Find every line in the records below that holds the word "this", and copy it out.

> **Given records**:
========================================

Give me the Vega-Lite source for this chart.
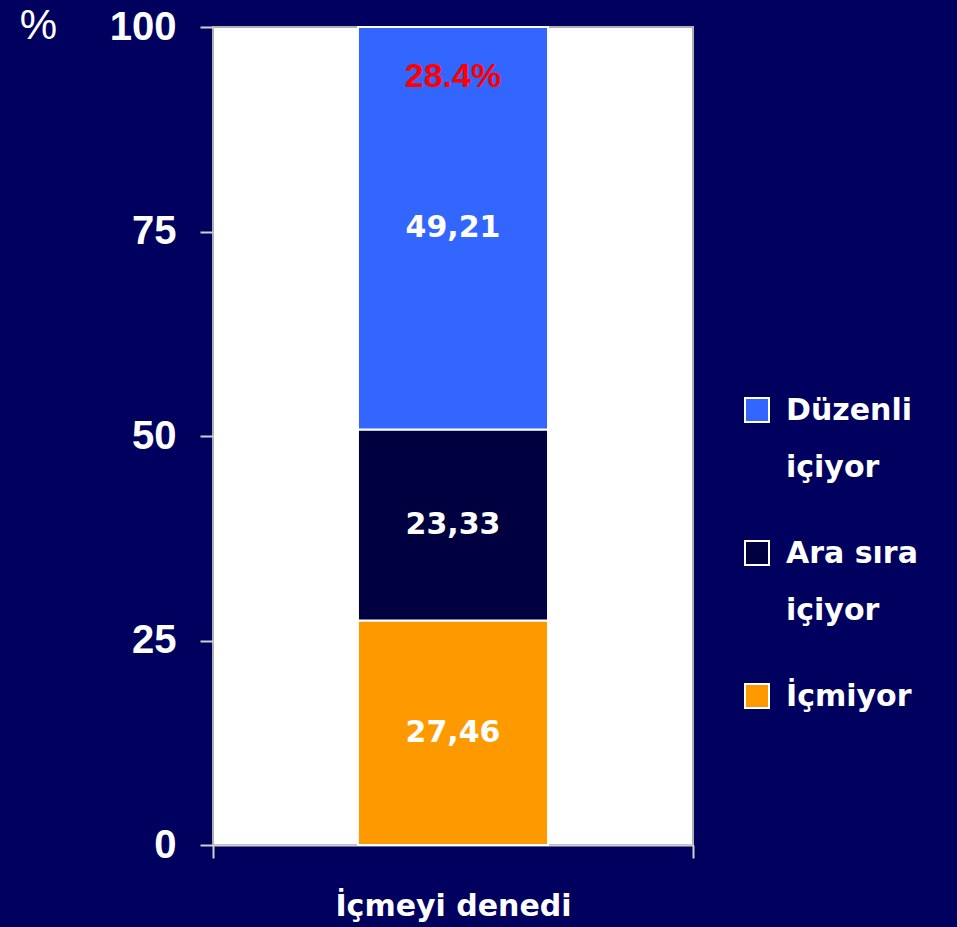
{
  "$schema": "https://vega.github.io/schema/vega-lite/v6.json",
  "autosize": {"type": "none"},
  "width": 480,
  "height": 818,
  "padding": {"left": 213, "top": 27, "right": 264, "bottom": 82},
  "background": "#00005f",
  "config": {
    "view": {"fill": "#ffffff", "stroke": "#b0b0b0", "strokeWidth": 2}
  },
  "datasets": {
    "bars": [
      {"grup": "İçmeyi denedi", "kategori": "İçmiyor", "deger": 27.46, "etiket": "27,46", "sira": 1},
      {"grup": "İçmeyi denedi", "kategori": "Ara sıra içiyor", "deger": 23.33, "etiket": "23,33", "sira": 2},
      {"grup": "İçmeyi denedi", "kategori": "Düzenli içiyor", "deger": 49.21, "etiket": "49,21", "sira": 3}
    ],
    "note": [
      {"grup": "İçmeyi denedi", "y": 93.9, "metin": "28.4%"}
    ]
  },
  "encoding": {
    "x": {
      "field": "grup",
      "type": "nominal",
      "scale": {"paddingOuter": 0, "paddingInner": 0},
      "axis": {
        "title": null,
        "labelAngle": 0,
        "labelFont": "DejaVu Sans",
        "labelFontWeight": "bold",
        "labelFontSize": 30,
        "labelColor": "#ffffff",
        "labelPadding": 33,
        "labelLimit": 400,
        "tickBand": "extent",
        "tickSize": 13,
        "tickColor": "#d0d0d0",
        "tickWidth": 2,
        "domainColor": "#d0d0d0",
        "domainWidth": 2
      }
    }
  },
  "layer": [
    {
      "data": {"name": "bars"},
      "mark": {"type": "bar", "width": {"band": 0.396}, "stroke": "#ffffff", "strokeWidth": 2},
      "encoding": {
        "y": {
          "field": "deger",
          "type": "quantitative",
          "stack": "zero",
          "scale": {"domain": [0, 100], "nice": false},
          "axis": {
            "values": [0, 25, 50, 75, 100],
            "grid": false,
            "domain": false,
            "tickSize": 13,
            "tickColor": "#d0d0d0",
            "tickWidth": 2,
            "labelFont": "Liberation Sans",
            "labelFontWeight": "bold",
            "labelFontSize": 40,
            "labelColor": "#ffffff",
            "labelPadding": 24,
            "title": "%",
            "titleAngle": 0,
            "titleFont": "Liberation Sans",
            "titleFontWeight": "normal",
            "titleFontSize": 42,
            "titleColor": "#ffffff",
            "titleX": -175,
            "titleY": -2,
            "titleAlign": "center",
            "titleBaseline": "middle"
          }
        },
        "color": {
          "field": "kategori",
          "type": "nominal",
          "scale": {
            "domain": ["Düzenli içiyor", "Ara sıra içiyor", "İçmiyor"],
            "range": ["#3366ff", "#000040", "#ff9900"]
          },
          "legend": {
            "title": null,
            "orient": "none",
            "legendX": 529,
            "legendY": 368,
            "padding": 0,
            "symbolType": "square",
            "symbolSize": 576,
            "symbolStrokeColor": "#ffffff",
            "symbolStrokeWidth": 2,
            "symbolOpacity": 1,
            "labelFont": "DejaVu Sans",
            "labelFontWeight": "bold",
            "labelFontSize": 30,
            "labelColor": "#ffffff",
            "labelOffset": 14,
            "labelLimit": 300,
            "rowPadding": 54,
            "labelExpr": "datum.label == 'İçmiyor' ? datum.label : [replace(datum.label, ' içiyor', ''), 'içiyor']",
            "labelBaseline": "top",
            "encode": {
              "labels": {"update": {"lineHeight": {"value": 57}, "dy": {"value": -14}}},
              "symbols": {"update": {"strokeWidth": {"value": 2}, "stroke": {"value": "#ffffff"}}}
            }
          }
        },
        "order": {"field": "sira", "type": "quantitative"}
      }
    },
    {
      "data": {"name": "bars"},
      "mark": {"type": "text", "font": "DejaVu Sans", "fontWeight": "bold", "fontSize": 30, "color": "#ffffff", "baseline": "middle"},
      "encoding": {
        "y": {"field": "deger", "type": "quantitative", "stack": "zero", "bandPosition": 0.5},
        "text": {"field": "etiket"},
        "order": {"field": "sira", "type": "quantitative"},
        "detail": {"field": "kategori"}
      }
    },
    {
      "data": {"name": "note"},
      "mark": {"type": "text", "font": "Liberation Sans", "fontWeight": "bold", "fontSize": 34, "color": "#ff0000", "baseline": "middle"},
      "encoding": {
        "y": {"field": "y", "type": "quantitative"},
        "text": {"field": "metin"}
      }
    }
  ]
}
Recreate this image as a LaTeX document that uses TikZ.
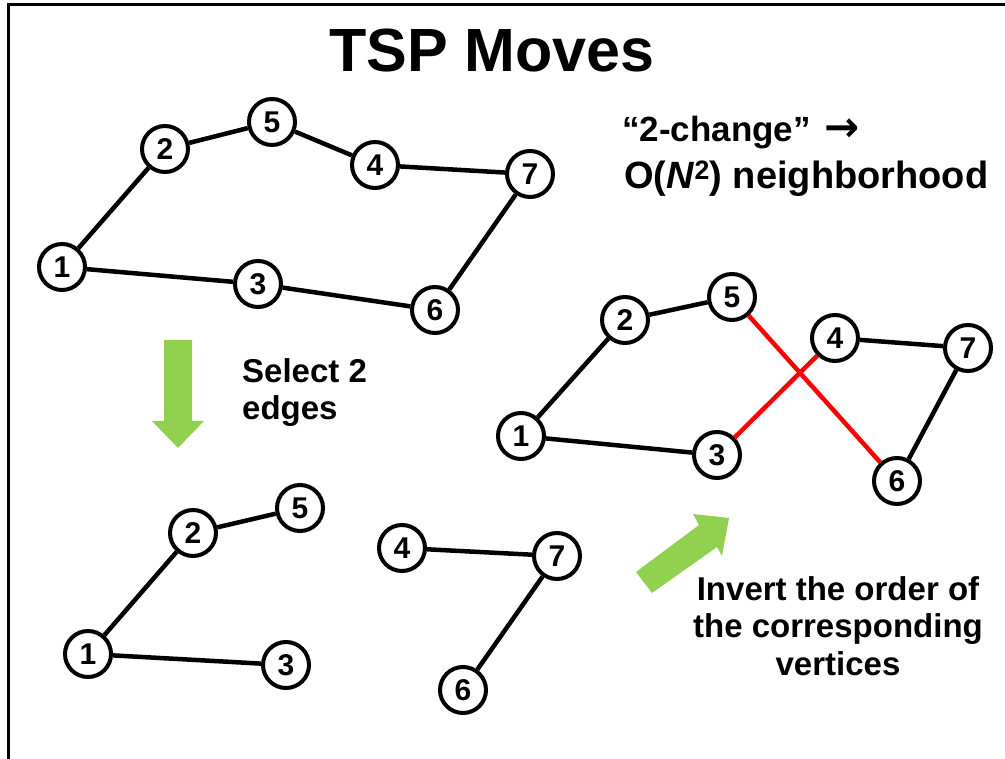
\documentclass[tikz,border=0pt]{standalone}
\usepackage{fontspec}
\setmainfont{Liberation Sans}
\newfontfamily\arrowfont{DejaVu Sans}
\usetikzlibrary{arrows.meta}
\definecolor{arrowgreen}{RGB}{146,208,80}
\definecolor{swapred}{RGB}{255,0,0}

\begin{document}
\begin{tikzpicture}[
  x=1pt, y=-1pt,
  city/.style={
    circle,
    draw,
    line width=4pt,
    fill=white,
    minimum size=46pt,
    inner sep=0pt,
    font=\fontsize{30}{30}\selectfont\bfseries
  },
  tour/.style={
    line width=4.5pt
  },
  swap/.style={
    line width=4.5pt,
    draw=swapred
  },
  note/.style={
    inner sep=0pt,
    font=\fontsize{33}{37.5}\selectfont\bfseries
  },
  movearrow/.style={
    fill=arrowgreen
  }
  ]

  \useasboundingbox (0,0) rectangle (1005,759);
  \draw[line width=3pt] (8.5,759) -- (8.5,5) -- (1005,5);

  \node[inner sep=0pt, anchor=base, font=\fontsize{61}{61}\selectfont\bfseries] (title) at (492,72) {TSP Moves};

  % original tour
  \node[city] (t1) at (62,267) {1};
  \node[city] (t2) at (165,149) {2};
  \node[city] (t5) at (272,122) {5};
  \node[city] (t4) at (375,165) {4};
  \node[city] (t7) at (530,174) {7};
  \node[city] (t3) at (258,284) {3};
  \node[city] (t6) at (435,310) {6};

  \draw[tour] (t1) -- (t2);
  \draw[tour] (t2) -- (t5);
  \draw[tour] (t5) -- (t4);
  \draw[tour] (t4) -- (t7);
  \draw[tour] (t7) -- (t6);
  \draw[tour] (t6) -- (t3);
  \draw[tour] (t3) -- (t1);

  % two edges removed
  \node[city] (b1) at (88,654) {1};
  \node[city] (b2) at (193,533) {2};
  \node[city] (b5) at (300,508) {5};
  \node[city] (b3) at (286,665) {3};
  \node[city] (b4) at (402,548) {4};
  \node[city] (b7) at (557,556) {7};
  \node[city] (b6) at (463,690) {6};

  \draw[tour] (b1) -- (b2);
  \draw[tour] (b2) -- (b5);
  \draw[tour] (b1) -- (b3);
  \draw[tour] (b4) -- (b7);
  \draw[tour] (b7) -- (b6);

  % new tour
  \node[city] (r1) at (521,436) {1};
  \node[city] (r2) at (625,320) {2};
  \node[city] (r5) at (732,297) {5};
  \node[city] (r4) at (835,338) {4};
  \node[city] (r7) at (968,348) {7};
  \node[city] (r3) at (717,455) {3};
  \node[city] (r6) at (897,481) {6};

  \draw[tour] (r1) -- (r2);
  \draw[tour] (r2) -- (r5);
  \draw[tour] (r1) -- (r3);
  \draw[tour] (r4) -- (r7);
  \draw[tour] (r7) -- (r6);
  \draw[swap] (r5) -- (r6);
  \draw[swap] (r3) -- (r4);

  % arrows and notes
  \fill[movearrow] (164,340) -- (192,340) -- (192,421) -- (204,421) -- (178,448)
    -- (152,421) -- (164,421) -- cycle;
  \fill[movearrow] (636,572) -- (699,525) -- (693,514) -- (729,518) -- (722,556)
    -- (717,547) -- (652,593) -- cycle;

  \node[note, anchor=base west, align=left] (select) at (242,420) {Select 2\\edges};
  \node[note, anchor=base, align=center] (invert) at (838,675)
    {Invert the order of\\the corresponding\\vertices};
  \node[note, anchor=base west, font=\fontsize{35}{38}\selectfont\bfseries] (change) at (622,142)
    {“2-change”\hspace{14pt}{\arrowfont\fontsize{42}{42}\selectfont →}};
  \node[note, anchor=base west, font=\fontsize{38}{40}\selectfont\bfseries] (hood) at (624,189)
    {O(\textit{N}\textsuperscript{2}) neighborhood};

\end{tikzpicture}
\end{document}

========================================

> **The response**:
Give me the Vega-Lite source for this chart.
Recreate this image as a LaTeX document that uses TikZ.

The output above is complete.